How natural it is for us to desire to be in the presence of the Master, to walk with him, to talk with him, and to behold his wondrous works! How pleasant to sit at his feet and learn of him! How often we think of those who enjoyed walking with him over the hills of Judea and wish for ourselves that glorious privilege! It is our privilege, though our natural eyes can not see him, to dwell in his presence, to commune with him, and to learn the deep things of God. In the secret closet we often seem to be very near to him, and how our souls would love to remain there, but ofttimes, like the man out of whom the devils were cast, we are not permitted to remain with the Lord; he sends us away.
When we feel ourselves apart from him, it is not always because we have wandered away, for often he finds it needful to send us away for some purpose. Even those who were privileged to be his closest companions while on earth were sent away from him from time to time on various missions. Sometimes he sent them with the message, |Go and tell.| Obedience to this took them away from his presence. Their eyes no longer saw his mighty works, nor did their ears hear his gracious words. They did not have the support of his presence, but found themselves apart from the Master. So we must often go out from him with a message, and, being apart from him in a sense, we shall ofttimes find ourselves needy and seeming to go on our own strength; but we must daily bear his message to the people, and while we are bearing it, what wonder if we are lonely sometimes? Like the disciples, however, when we have spoken our message, we may go back again into his presence.
One he sent away for investigation, saying, |Go ... show thyself to the priest.| Sometimes we must go out among our enemies and be a gazing-stock for them. We must be the object of their criticism, of their scoffs, of their mockings, and all this apart from the Master. But shall we not bear all these things and rejoice in them, that when we have returned to the Master, and are sitting in the quiet and silence at his feet, holding sweet converse with him, we may know we have wrought his will and glorified his name?

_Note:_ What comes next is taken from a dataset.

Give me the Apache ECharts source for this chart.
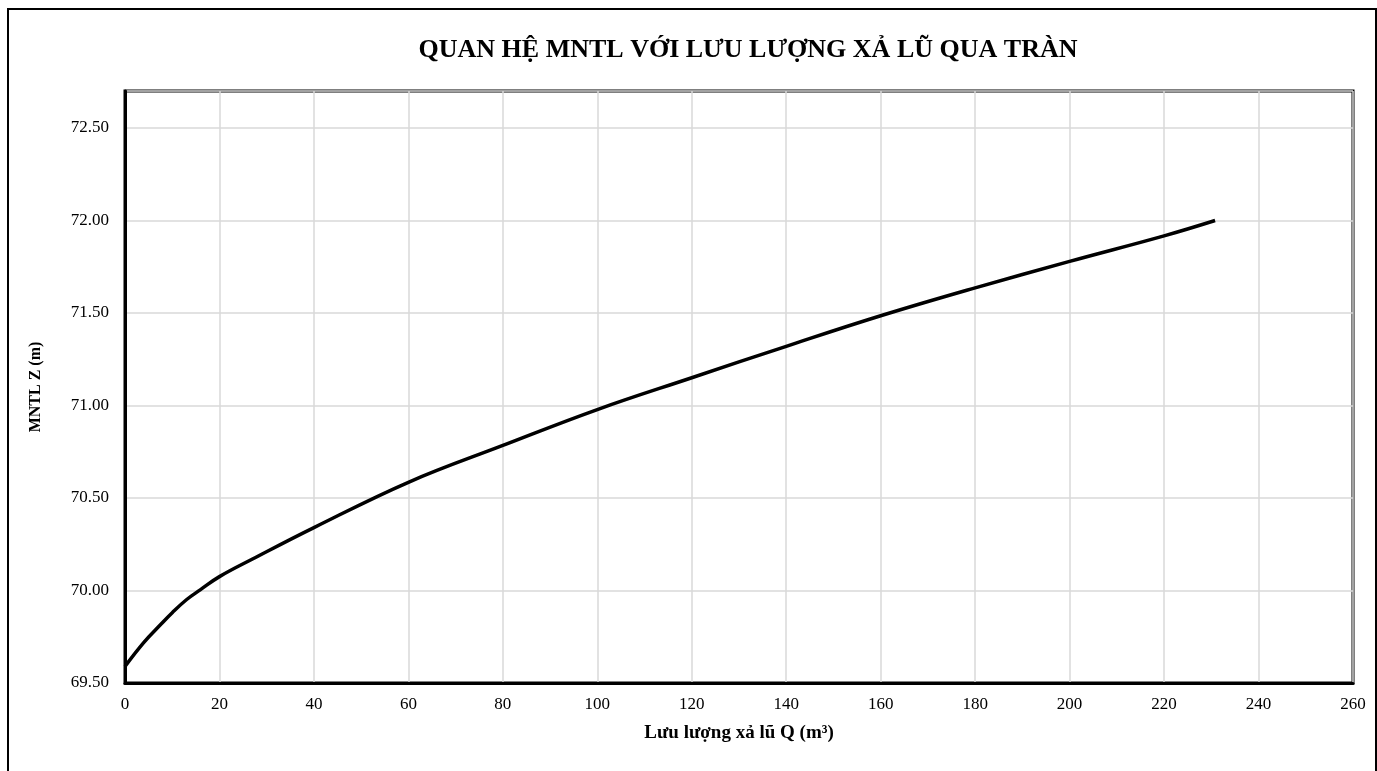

Sometimes he sends us forth to perils. |Behold, I send you forth as sheep in the midst of wolves.| But he also gives us the sweet assurance, |Nothing shall by any means hurt you.| His messengers now, as in the days of old, must face perils; and these perils must, in a sense, be faced away from the Master's presence.
Sometimes he sends to suffering. He said of Paul, |I will show him how great things he must suffer for my name's sake.| Even Christ himself was sent apart from the Father. He had to leave the glories of heaven and all that those meant, sacrifice all the honor that he had, with all his joys in the presence of the Father, and go to earth to be despised, mocked, hated, scourged, and crucified. Sometimes his spirit was heavy, and sorrow weighed him down, and at last, in the most trying hour, he felt his separation from his Father most keenly and cried out, |My God, my God, why hast thou forsaken me?| If it was necessary for the Son of God to go apart from the Father, to be sad and lonely and heavy-hearted, and at last feel himself forsaken, should we think it a strange thing if we sometimes have a similar experience?
How sweet to be with him in the secret closet and in the meetings with his saints! How it warms our hearts and fills us with courage and hope! But for our work's sake we must go apart and endure, sacrifice and suffer. We can not always see his smiling face. But there will be a time when we shall forever be with the Lord. Until the time shall come, let us be willing to obey him, even though it takes all the courage and fortitude we have. If we find ourselves apart from him, let us not accuse ourselves of wandering away, if we are doing the work of God. Heaven will be all the sweeter because of our having been, in this sense, apart from the Master here, and we shall be the better prepared to enjoy his presence when he comes for us.